## GIVEN INSTRUCTION
Return the lines below exactly, from the first line to the line that contains "ax.spines[s].set_linewidth(1.0)". Leave out pictures.

Charts and diagrams as code
◆ ◆ ◆

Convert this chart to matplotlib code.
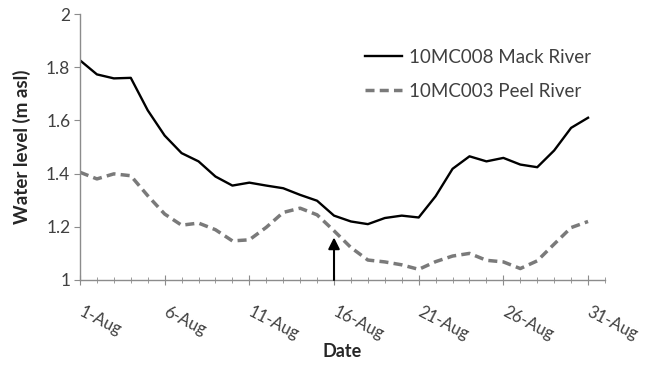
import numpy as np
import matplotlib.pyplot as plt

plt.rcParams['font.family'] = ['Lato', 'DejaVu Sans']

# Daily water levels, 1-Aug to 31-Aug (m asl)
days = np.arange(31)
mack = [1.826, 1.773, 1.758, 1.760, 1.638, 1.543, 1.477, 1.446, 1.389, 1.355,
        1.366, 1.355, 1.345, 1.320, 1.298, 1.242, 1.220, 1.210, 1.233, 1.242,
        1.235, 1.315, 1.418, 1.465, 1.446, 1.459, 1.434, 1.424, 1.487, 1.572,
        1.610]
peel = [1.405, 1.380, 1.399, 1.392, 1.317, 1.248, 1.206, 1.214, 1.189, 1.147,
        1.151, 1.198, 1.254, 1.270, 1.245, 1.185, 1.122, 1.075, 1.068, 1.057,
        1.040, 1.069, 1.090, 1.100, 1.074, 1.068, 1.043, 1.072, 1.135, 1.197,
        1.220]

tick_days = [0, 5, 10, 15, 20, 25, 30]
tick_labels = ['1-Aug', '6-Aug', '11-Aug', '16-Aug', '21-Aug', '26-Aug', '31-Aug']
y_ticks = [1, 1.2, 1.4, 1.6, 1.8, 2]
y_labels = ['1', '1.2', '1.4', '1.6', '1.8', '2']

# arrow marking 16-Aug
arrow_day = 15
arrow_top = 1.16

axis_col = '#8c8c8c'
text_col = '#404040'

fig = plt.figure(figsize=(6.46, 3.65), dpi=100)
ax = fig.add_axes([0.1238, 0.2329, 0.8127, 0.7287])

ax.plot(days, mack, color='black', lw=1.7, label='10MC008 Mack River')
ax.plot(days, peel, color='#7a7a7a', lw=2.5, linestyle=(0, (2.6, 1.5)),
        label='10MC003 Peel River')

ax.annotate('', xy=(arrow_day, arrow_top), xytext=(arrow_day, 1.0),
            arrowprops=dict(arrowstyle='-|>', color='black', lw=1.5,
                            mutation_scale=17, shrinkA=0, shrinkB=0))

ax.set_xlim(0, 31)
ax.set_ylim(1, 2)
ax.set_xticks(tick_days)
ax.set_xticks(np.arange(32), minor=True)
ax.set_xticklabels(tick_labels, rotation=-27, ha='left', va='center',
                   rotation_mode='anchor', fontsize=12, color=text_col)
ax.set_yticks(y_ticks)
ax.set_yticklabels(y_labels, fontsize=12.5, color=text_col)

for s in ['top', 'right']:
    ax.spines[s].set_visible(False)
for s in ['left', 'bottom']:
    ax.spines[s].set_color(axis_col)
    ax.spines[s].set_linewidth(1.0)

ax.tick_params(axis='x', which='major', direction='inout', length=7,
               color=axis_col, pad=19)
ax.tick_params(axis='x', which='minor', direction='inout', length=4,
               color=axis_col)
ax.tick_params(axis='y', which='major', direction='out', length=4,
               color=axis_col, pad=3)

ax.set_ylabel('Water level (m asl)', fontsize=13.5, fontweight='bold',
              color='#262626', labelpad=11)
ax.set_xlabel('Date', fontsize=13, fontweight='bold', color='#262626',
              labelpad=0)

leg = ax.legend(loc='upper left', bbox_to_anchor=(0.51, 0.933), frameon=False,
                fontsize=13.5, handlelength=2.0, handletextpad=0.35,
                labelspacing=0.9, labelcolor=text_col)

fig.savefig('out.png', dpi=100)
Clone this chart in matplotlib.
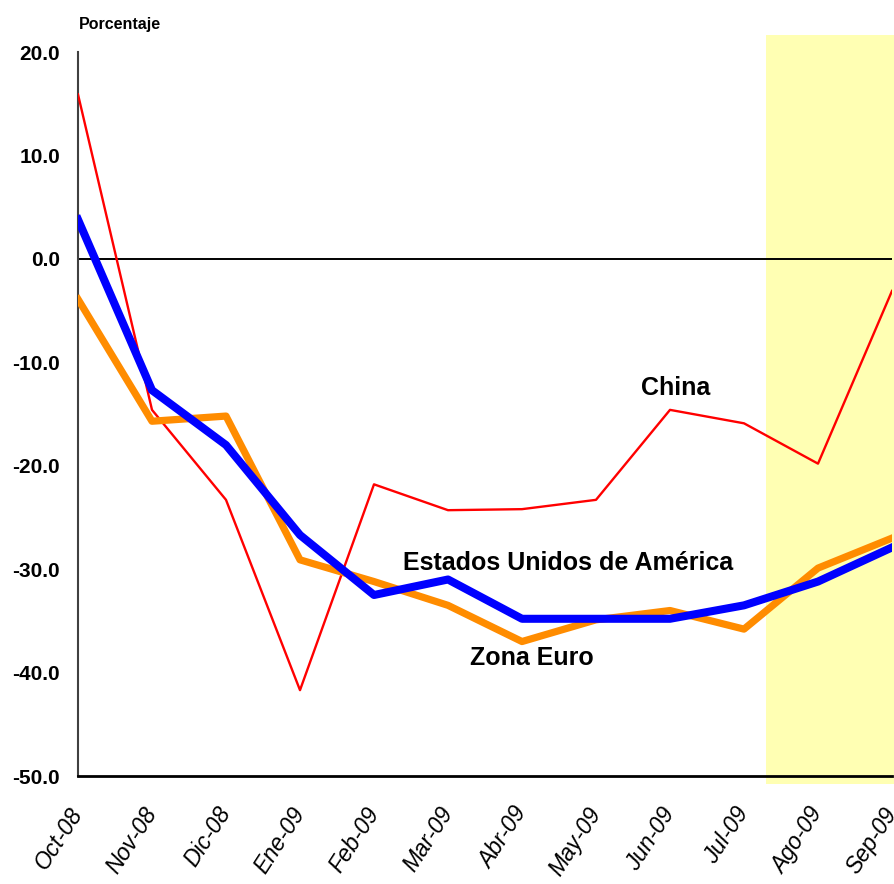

◆ ◆ ◆

## RESPONSE
Convert this chart to matplotlib code.
import numpy as np
import matplotlib.pyplot as plt

plt.rcParams['font.family'] = ['Lato', 'DejaVu Sans']

# Daily water levels, 1-Aug to 31-Aug (m asl)
days = np.arange(31)
mack = [1.826, 1.773, 1.758, 1.760, 1.638, 1.543, 1.477, 1.446, 1.389, 1.355,
        1.366, 1.355, 1.345, 1.320, 1.298, 1.242, 1.220, 1.210, 1.233, 1.242,
        1.235, 1.315, 1.418, 1.465, 1.446, 1.459, 1.434, 1.424, 1.487, 1.572,
        1.610]
peel = [1.405, 1.380, 1.399, 1.392, 1.317, 1.248, 1.206, 1.214, 1.189, 1.147,
        1.151, 1.198, 1.254, 1.270, 1.245, 1.185, 1.122, 1.075, 1.068, 1.057,
        1.040, 1.069, 1.090, 1.100, 1.074, 1.068, 1.043, 1.072, 1.135, 1.197,
        1.220]

tick_days = [0, 5, 10, 15, 20, 25, 30]
tick_labels = ['1-Aug', '6-Aug', '11-Aug', '16-Aug', '21-Aug', '26-Aug', '31-Aug']
y_ticks = [1, 1.2, 1.4, 1.6, 1.8, 2]
y_labels = ['1', '1.2', '1.4', '1.6', '1.8', '2']

# arrow marking 16-Aug
arrow_day = 15
arrow_top = 1.16

axis_col = '#8c8c8c'
text_col = '#404040'

fig = plt.figure(figsize=(6.46, 3.65), dpi=100)
ax = fig.add_axes([0.1238, 0.2329, 0.8127, 0.7287])

ax.plot(days, mack, color='black', lw=1.7, label='10MC008 Mack River')
ax.plot(days, peel, color='#7a7a7a', lw=2.5, linestyle=(0, (2.6, 1.5)),
        label='10MC003 Peel River')

ax.annotate('', xy=(arrow_day, arrow_top), xytext=(arrow_day, 1.0),
            arrowprops=dict(arrowstyle='-|>', color='black', lw=1.5,
                            mutation_scale=17, shrinkA=0, shrinkB=0))

ax.set_xlim(0, 31)
ax.set_ylim(1, 2)
ax.set_xticks(tick_days)
ax.set_xticks(np.arange(32), minor=True)
ax.set_xticklabels(tick_labels, rotation=-27, ha='left', va='center',
                   rotation_mode='anchor', fontsize=12, color=text_col)
ax.set_yticks(y_ticks)
ax.set_yticklabels(y_labels, fontsize=12.5, color=text_col)

for s in ['top', 'right']:
    ax.spines[s].set_visible(False)
for s in ['left', 'bottom']:
    ax.spines[s].set_color(axis_col)
    ax.spines[s].set_linewidth(1.0)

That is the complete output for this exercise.